/crispy-workflow

Modified CRISP-DM template for the practical researcher

MIT LicenseMIT

CRISPY template (modified CRISP-DM)

This repository contains a cookie-cutter Python repository for the CRISPY workflow. CRISPY is a workflow based on CRISP-DM, but modified in certain places to improve practicality. Please refer to the repository this template is based on for more information: crisp-dm-template

CRISPY is a data science workflow, meaning that it describes a process specific for executing data science projects. Such processes are becoming more necessary the more data science experiments you run, as they are highly iterative in nature, and can be messy when left unorganized. Traditional software engineering workflows aren't always applicable to data science, which brings up the need for dedicated workflows.

Changes from the original

The original CRISP-DM workflow is a great starting point, but it has some flaws that significantly detract from my personal experience using it. These changes are so significant that i've not found it proper to include them the original template repository, and i consider this a custom workflow instead. This workflow may update over time, and be less backwards compatible than the original. Major changes can be found below.

Removal of the deployment phase

Personally, i rarely found the deployment phase to be used. This is the phase where, in case of a positive evaluation, and the goals have been met, it’s discussed how the model should be implemented. I personally attribute two separate reasons:

  • In case that the goals were not met, the deployment phase is not filled in, leaving you with the template text.
  • Even if the goals were met, this phase requires you to have finished the research, and then to at a later date finish writing it, as it requires you to write a post-mortem on how the deployment went.

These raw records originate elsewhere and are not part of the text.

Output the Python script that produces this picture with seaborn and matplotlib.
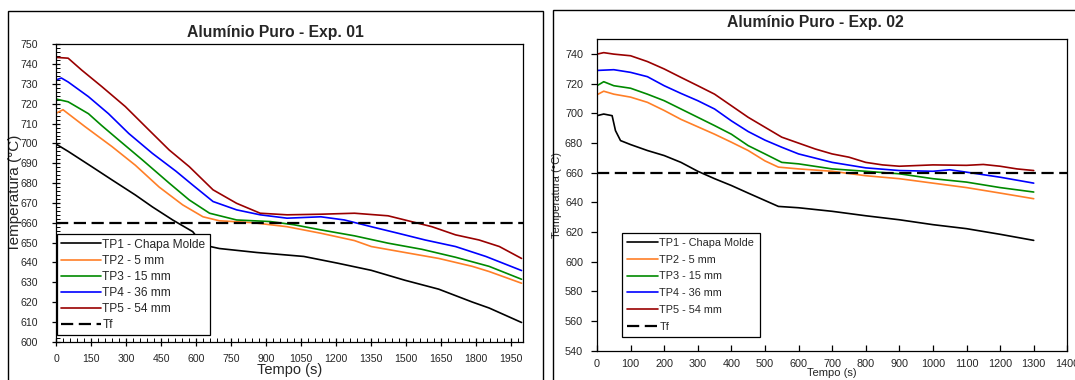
import numpy as np
import pandas as pd
import matplotlib
matplotlib.use("Agg")
import matplotlib.pyplot as plt
from matplotlib.patches import Rectangle
from matplotlib.ticker import MultipleLocator
import seaborn as sns

# ---------------- data: Exp. 01 ----------------
e1_tp1_t = [0, 52, 153, 240, 340, 413, 500, 586, 630, 700, 860, 1062, 1207, 1351, 1495, 1640, 1784, 1856, 1995]
e1_tp1_v = [699.7, 696, 688.3, 681.6, 674, 668, 661.4, 655.5, 648.8, 647, 645, 643, 639.6, 636, 631, 626.5, 620, 617, 609.7]
e1_tp2_t = [0, 30, 124, 240, 340, 442, 543, 630, 700, 846, 990, 1135, 1279, 1351, 1495, 1640, 1784, 1856, 1995]
e1_tp2_v = [715.2, 717, 708.5, 698.4, 689, 678, 669, 663, 661, 660, 658, 654.7, 651, 648, 645, 642, 638, 635.4, 629.5]
e1_tp3_t = [0, 52, 139, 196, 268, 370, 485, 571, 658, 774, 918, 1019, 1135, 1279, 1423, 1568, 1712, 1856, 1995]
e1_tp3_v = [722.4, 721, 715, 709, 701.8, 691.7, 680, 671.5, 664.8, 661.4, 660.6, 659, 656.4, 653.4, 649.7, 646.6, 642.6, 638, 631.5]
e1_tp4_t = [0, 23, 52, 139, 225, 312, 413, 514, 586, 673, 774, 875, 990, 1135, 1236, 1351, 1466, 1582, 1712, 1842, 1995]
e1_tp4_v = [732, 733, 731, 723.6, 715, 705, 695, 686, 679, 670.7, 666.5, 664, 662.3, 663, 661.4, 658, 654.7, 651.3, 648, 643, 635.9]
e1_tp5_t = [0, 52, 110, 196, 297, 398, 485, 571, 673, 774, 875, 990, 1135, 1279, 1423, 1495, 1611, 1712, 1813, 1900, 1995]
e1_tp5_v = [743.4, 743, 737, 728.7, 718.6, 706.8, 696.7, 688.3, 676.6, 669.8, 664.8, 664, 664.3, 664.8, 663.5, 661.4, 658, 653.9, 651.3, 648, 642]

# ---------------- data: Exp. 02 ----------------
e2_tp1_t = [0, 20, 45, 55, 70, 100, 150, 200, 250, 300, 350, 400, 450, 500, 540, 600, 700, 800, 900, 1000, 1100, 1200, 1300]
e2_tp1_v = [698.5, 699.6, 698.5, 688.4, 681.7, 679, 675, 671.6, 667, 661, 656, 651.4, 646.3, 641.3, 637.3, 636.4, 634, 631, 628.3, 625, 622.3, 618.5, 614.4]
e2_tp2_t = [0, 20, 50, 100, 150, 200, 250, 300, 350, 400, 450, 500, 540, 600, 700, 800, 900, 1000, 1100, 1200, 1300]
e2_tp2_v = [712.6, 715, 713, 711, 707.5, 702, 696, 691, 686, 680.6, 675, 668, 663.8, 662.6, 661, 658, 656, 653, 650, 646.3, 642.5]
e2_tp3_t = [0, 20, 50, 100, 150, 200, 250, 300, 350, 400, 450, 500, 550, 600, 700, 800, 900, 1000, 1100, 1200, 1300]
e2_tp3_v = [718.7, 721.4, 718.7, 717, 713, 708.6, 703, 697.4, 691.8, 686, 678.3, 672.7, 667, 666, 662.6, 661, 659.3, 656, 653.7, 650, 647]
e2_tp4_t = [0, 50, 100, 150, 200, 250, 300, 350, 400, 450, 500, 550, 600, 700, 800, 900, 1000, 1050, 1100, 1200, 1300]
e2_tp4_v = [729, 729.5, 727.7, 724.8, 718.7, 713.5, 708.6, 703, 695, 687.8, 682, 677.2, 672.7, 667, 663.3, 661.5, 661, 662, 660.4, 657, 653]
e2_tp5_t = [0, 20, 50, 100, 150, 200, 250, 300, 350, 400, 450, 500, 550, 600, 650, 700, 750, 800, 850, 900, 1000, 1100, 1150, 1200, 1250, 1300]
e2_tp5_v = [740, 741, 740, 738.9, 735, 730, 724.3, 718.7, 713, 705.2, 697.4, 690.7, 684, 680, 676, 672.7, 670.5, 667, 665.3, 664.4, 665.3, 665, 665.6, 664.4, 662.6, 661.5]

series_names = ["TP1 - Chapa Molde", "TP2 - 5 mm", "TP3 - 15 mm", "TP4 - 36 mm", "TP5 - 54 mm"]
series_colors = ["#000000", "#FF7F27", "#008A00", "#0000FF", "#990000"]
tf_value = 660
tf_label = "Tf"

titles = ["Alumínio Puro - Exp. 01", "Alumínio Puro - Exp. 02"]
xlabel = "Tempo (s)"
ylabel = "Temperatura (°C)"

e1 = [(e1_tp1_t, e1_tp1_v), (e1_tp2_t, e1_tp2_v), (e1_tp3_t, e1_tp3_v), (e1_tp4_t, e1_tp4_v), (e1_tp5_t, e1_tp5_v)]
e2 = [(e2_tp1_t, e2_tp1_v), (e2_tp2_t, e2_tp2_v), (e2_tp3_t, e2_tp3_v), (e2_tp4_t, e2_tp4_v), (e2_tp5_t, e2_tp5_v)]

sns.set_style("white")
plt.rcParams["font.family"] = ["Liberation Sans", "DejaVu Sans"]
plt.rcParams["axes.linewidth"] = 0.9

W, H = 1075, 380
fig = plt.figure(figsize=(W / 100, H / 100), dpi=100)


def fx(p):
    return p / W


def fy(p):
    return 1 - p / H


# outer chart frames
fig.patches.append(Rectangle((fx(7.6), -0.05), fx(543 - 7.6), fy(11) + 0.05, transform=fig.transFigure,
                             fill=False, edgecolor="black", lw=1.0))
fig.patches.append(Rectangle((fx(553), -0.05), fx(540), fy(10) + 0.05, transform=fig.transFigure,
                             fill=False, edgecolor="black", lw=1.0))

ax1 = fig.add_axes([fx(56), fy(341.7), fx(522.7 - 56), (341.7 - 44.3) / H])
ax2 = fig.add_axes([fx(597), fy(350.7), fx(1067.3 - 597), (350.7 - 39.3) / H])


def draw(ax, data):
    for (t, v), name, col in zip(data, series_names, series_colors):
        df = pd.DataFrame({"t": t, "v": v})
        sns.lineplot(data=df, x="t", y="v", ax=ax, color=col, lw=1.2, label=name,
                     estimator=None, sort=False)
    ax.axhline(tf_value, color="black", lw=1.6, dashes=(5.5, 2.5), label=tf_label)
    for s in ax.spines.values():
        s.set_color("black")
        s.set_linewidth(0.9)


draw(ax1, e1)
draw(ax2, e2)

# ---- left axes ----
ax1.set_xlim(0, 2000)
ax1.set_ylim(600, 750)
ax1.set_xticks(np.arange(0, 2000, 150))
ax1.set_yticks(np.arange(600, 751, 10))
ax1.xaxis.set_minor_locator(MultipleLocator(30))
ax1.yaxis.set_minor_locator(MultipleLocator(2))
ax1.tick_params(which="major", direction="inout", length=6, width=0.9, labelsize=7.6, color="black")
ax1.tick_params(which="minor", direction="in", length=3, width=0.7, color="black")
ax1.tick_params(axis="y", which="major", pad=10)
ax1.tick_params(axis="x", which="major", pad=6)
ax1.tick_params(left=True, bottom=True, which="both")
ax1.set_xlabel(xlabel, fontsize=10.5, labelpad=0)
ax1.set_ylabel(ylabel, fontsize=11, labelpad=1)
ax1.xaxis.set_label_coords(0.5, -0.073)
ax1.yaxis.set_label_coords(-0.072, 0.5)
fig.text(fx(275), fy(33), titles[0], ha="center", va="center", fontsize=11.3, fontweight="bold")

leg1 = ax1.legend(loc="lower left", bbox_to_anchor=(0.002, 0.022), borderaxespad=0, fontsize=8.6,
                  handlelength=3.3, handletextpad=0.15, labelspacing=0.34, borderpad=0.35,
                  fancybox=False, framealpha=1, edgecolor="black")
leg1.get_frame().set_linewidth(0.9)

# ---- right axes ----
ax2.set_xlim(0, 1400)
ax2.set_ylim(540, 750)
ax2.set_xticks(np.arange(0, 1401, 100))
ax2.set_yticks(np.arange(540, 741, 20))
ax2.tick_params(axis="x", direction="in", length=4, width=0.9, labelsize=7.8, color="black", pad=6)
ax2.tick_params(axis="y", direction="out", length=4, width=0.9, labelsize=7.8, color="black", pad=6)
ax2.tick_params(left=True, bottom=True)
ax2.set_xlabel(xlabel, fontsize=8, labelpad=0)
ax2.set_ylabel(ylabel, fontsize=8, labelpad=0)
ax2.xaxis.set_label_coords(0.5, -0.057)
ax2.yaxis.set_label_coords(-0.074, 0.5)
fig.text(fx(815), fy(23), titles[1], ha="center", va="center", fontsize=11.3, fontweight="bold")

leg2 = ax2.legend(loc="lower left", bbox_to_anchor=(0.053, 0.044), borderaxespad=0, fontsize=7.8,
                  handlelength=2.8, handletextpad=0.15, labelspacing=0.62, borderpad=0.5,
                  fancybox=False, framealpha=1, edgecolor="black")
leg2.get_frame().set_linewidth(0.9)

fig.savefig("out.png", dpi=100)
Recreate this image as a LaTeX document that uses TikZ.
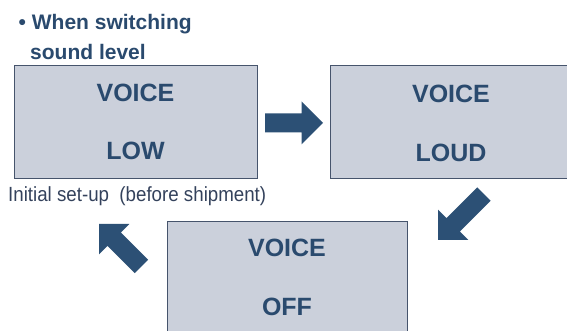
\documentclass[tikz,border=0pt]{standalone}
\usepackage{fontspec}
\setmainfont{Liberation Sans}
\definecolor{txtblue}{RGB}{42,74,110}
\definecolor{arrowblue}{RGB}{44,80,117}
\definecolor{boxfill}{RGB}{203,208,219}
\definecolor{boxline}{RGB}{70,84,108}
\definecolor{notegray}{RGB}{52,66,92}
\begin{document}
\begin{tikzpicture}[x=1pt,y=1pt,
  box/.style={draw=boxline, line width=0.9pt, fill=boxfill, inner sep=0pt, minimum width=#1, minimum height=113pt},
  big/.style={font=\fontsize{25}{25}\selectfont\bfseries, text=txtblue, inner sep=0pt},
  title/.style={font=\fontsize{21}{21}\selectfont\bfseries, text=txtblue, inner sep=0pt, anchor=base west},
  note/.style={font=\fontsize{20.5}{20.5}\selectfont, text=notegray, inner sep=0pt, anchor=base west},
  pics/blockarr/.style={code={\fill[arrowblue] (0,0) -- (-21.5,21.5) -- (-21.5,9.5) -- (-#1,9.5) -- (-#1,-9.5) -- (-21.5,-9.5) -- (-21.5,-21.5) -- cycle;}}
]
\clip (0,0) rectangle (567,331);
\fill[white] (0,0) rectangle (567,331);
% title
\node[title] (t1) at (18.5,301.5) {• When switching};
\node[title] (t2) at (30,271.5) {sound level};
% boxes
\node[box=243pt] (b1) at (135.5,209) {};
\node[box=242pt] (b2) at (451,209) {};
\node[box=240pt] (b3) at (287,53) {};
% box texts
\node[big] (v1) at (135.5,238) {VOICE};
\node[big] (l1) at (135.5,180) {LOW};
\node[big] (v2) at (451,237) {VOICE};
\node[big] (l2) at (451,178.5) {LOUD};
\node[big] (v3) at (287,83) {VOICE};
\node[big] (l3) at (287,24) {OFF};
% note
\node[note] (n1) at (8,129.5) {\scalebox{0.913}[1]{Initial set-up\ \ (before shipment)}};
% arrows
\coordinate (a1) at (323,208);
\coordinate (a2) at (438,91);
\coordinate (a3) at (99,107);
\pic[rotate=0] at (a1) {blockarr=58};
\pic[rotate=225] at (a2) {blockarr=65};
\pic[rotate=135] at (a3) {blockarr=60};
\end{tikzpicture}
\end{document}
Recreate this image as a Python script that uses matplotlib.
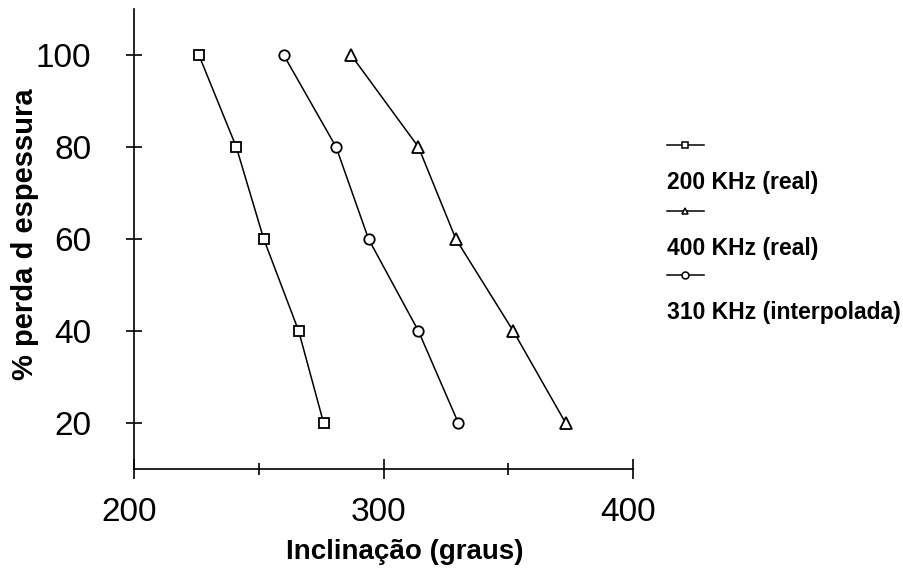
import numpy as np
import matplotlib
matplotlib.use('Agg')
import matplotlib.pyplot as plt
import matplotlib.transforms as mtransforms
from matplotlib.lines import Line2D

# dados
perda = [100, 80, 60, 40, 20]
incl_200 = [226, 241, 252, 266, 276]
incl_400 = [287, 314, 329, 352, 373]
incl_310 = [260, 281, 294, 314, 330]

nomes = ['200 KHz (real)', '400 KHz (real)', '310 KHz (interpolada)']
marcas = ['s', '^', 'o']
tamanhos = [7.5, 9, 7.5]

xticks = [200, 300, 400]
xminor = [250, 350]
yticks = [20, 40, 60, 80, 100]

plt.rcParams['font.family'] = ['Liberation Sans', 'DejaVu Sans']

W, H = 904, 580


def plot():
    fig = plt.figure(figsize=(W / 100, H / 100), dpi=100)
    fig.patch.set_facecolor('white')
    ax = fig.add_axes([134 / W, 111 / H, 499 / W, 460 / H])

    series = [incl_200, incl_400, incl_310]
    for vals, m, ms in zip(series, marcas, tamanhos):
        ax.plot(vals, perda, color='black', lw=1.1, marker=m, ms=ms,
                mfc='white', mec='black', mew=1.3)

    ax.set_xlim(200, 400)
    ax.set_ylim(10, 110)
    ax.spines['top'].set_visible(False)
    ax.spines['right'].set_visible(False)
    ax.spines['left'].set_linewidth(1.2)
    ax.spines['bottom'].set_linewidth(1.2)

    ax.set_xticks(xticks)
    ax.set_xticks(xminor, minor=True)
    ax.set_yticks(yticks)
    ax.tick_params(axis='x', which='major', direction='inout', length=14,
                   width=1.2, pad=13, labelsize=24)
    ax.tick_params(axis='x', which='minor', direction='inout', length=8,
                   width=1.2)
    ax.tick_params(axis='y', direction='inout', length=11.5, width=1.2,
                   pad=25, labelsize=24)

    # rotulos do eixo x um pouco para a esquerda, como no original
    desloc = mtransforms.ScaledTranslation(-5 / 100, 0, fig.dpi_scale_trans)
    for lab in ax.get_xticklabels():
        lab.set_transform(lab.get_transform() + desloc)

    ax.set_xlabel('Inclinação (graus)', fontsize=20, fontweight='bold')
    ax.xaxis.set_label_coords(0.543, -0.152)
    ax.set_ylabel('% perda d espessura', fontsize=21, fontweight='bold')
    ax.yaxis.set_label_coords(-0.19, 0.511)

    # legenda feita a mao: linha numa linha, texto na linha de baixo
    linha_y = [145, 211, 275]
    texto_y = [183, 248, 312]
    x0, x1 = 667, 704
    for i in range(3):
        yy = 1 - linha_y[i] / H
        ln = Line2D([x0 / W, (x0 + x1) / 2 / W, x1 / W], [yy, yy, yy],
                    transform=fig.transFigure, color='black', lw=1.1,
                    marker=marcas[i], markevery=[1], ms=5, mfc='white',
                    mec='black', mew=1.1)
        fig.add_artist(ln)
        fig.text(x0 / W, 1 - texto_y[i] / H, nomes[i], fontsize=16.5,
                 fontweight='bold', va='center', ha='left')

    plt.savefig('out.png', dpi=100)


plot()
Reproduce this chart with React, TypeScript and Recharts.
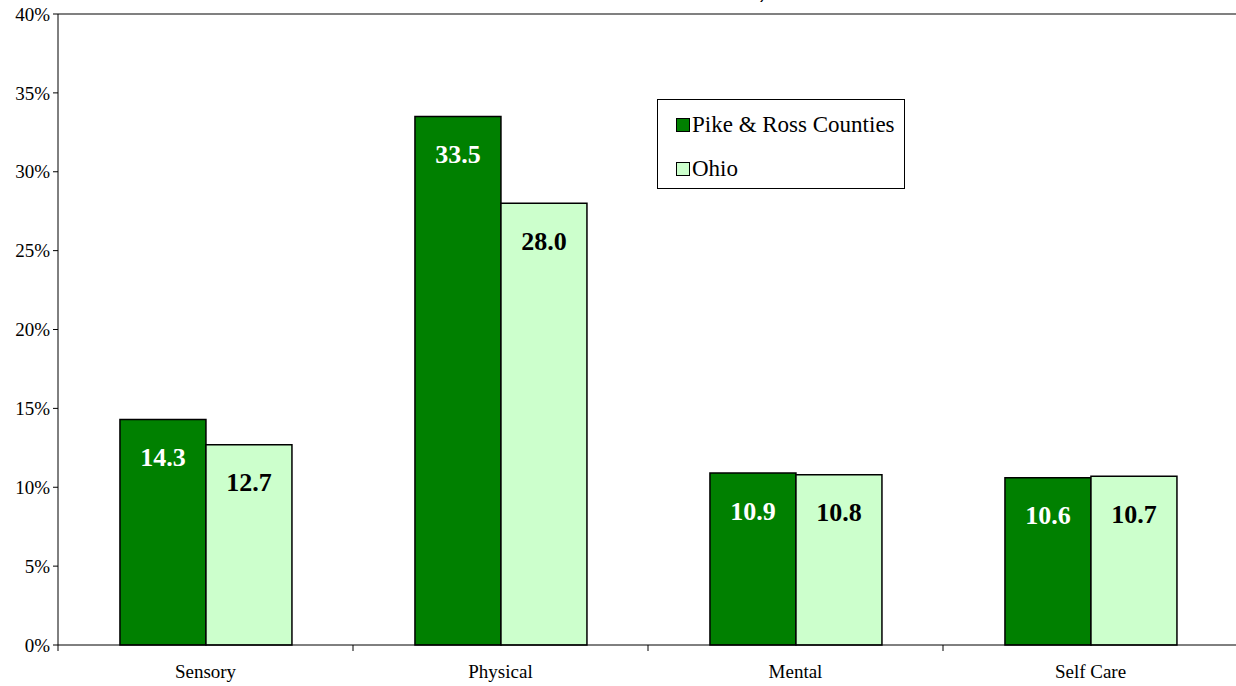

To solve this, without completely removing this action, the user is now required to create a deployment plan at the end of phase 5, if their evaluation is sufficiently favorable.

A data collection plan for the data understanding phase

In phase 2 you will start initial data collection, and perform surface-level data analysis. The issue here is that this collection process is left up to the user, and there’s no guidelines for them to hold onto regarding it. This can result in vastly different data-criteria per experiment, and in the worst case, lead to faulty conclusions due to improper data collection.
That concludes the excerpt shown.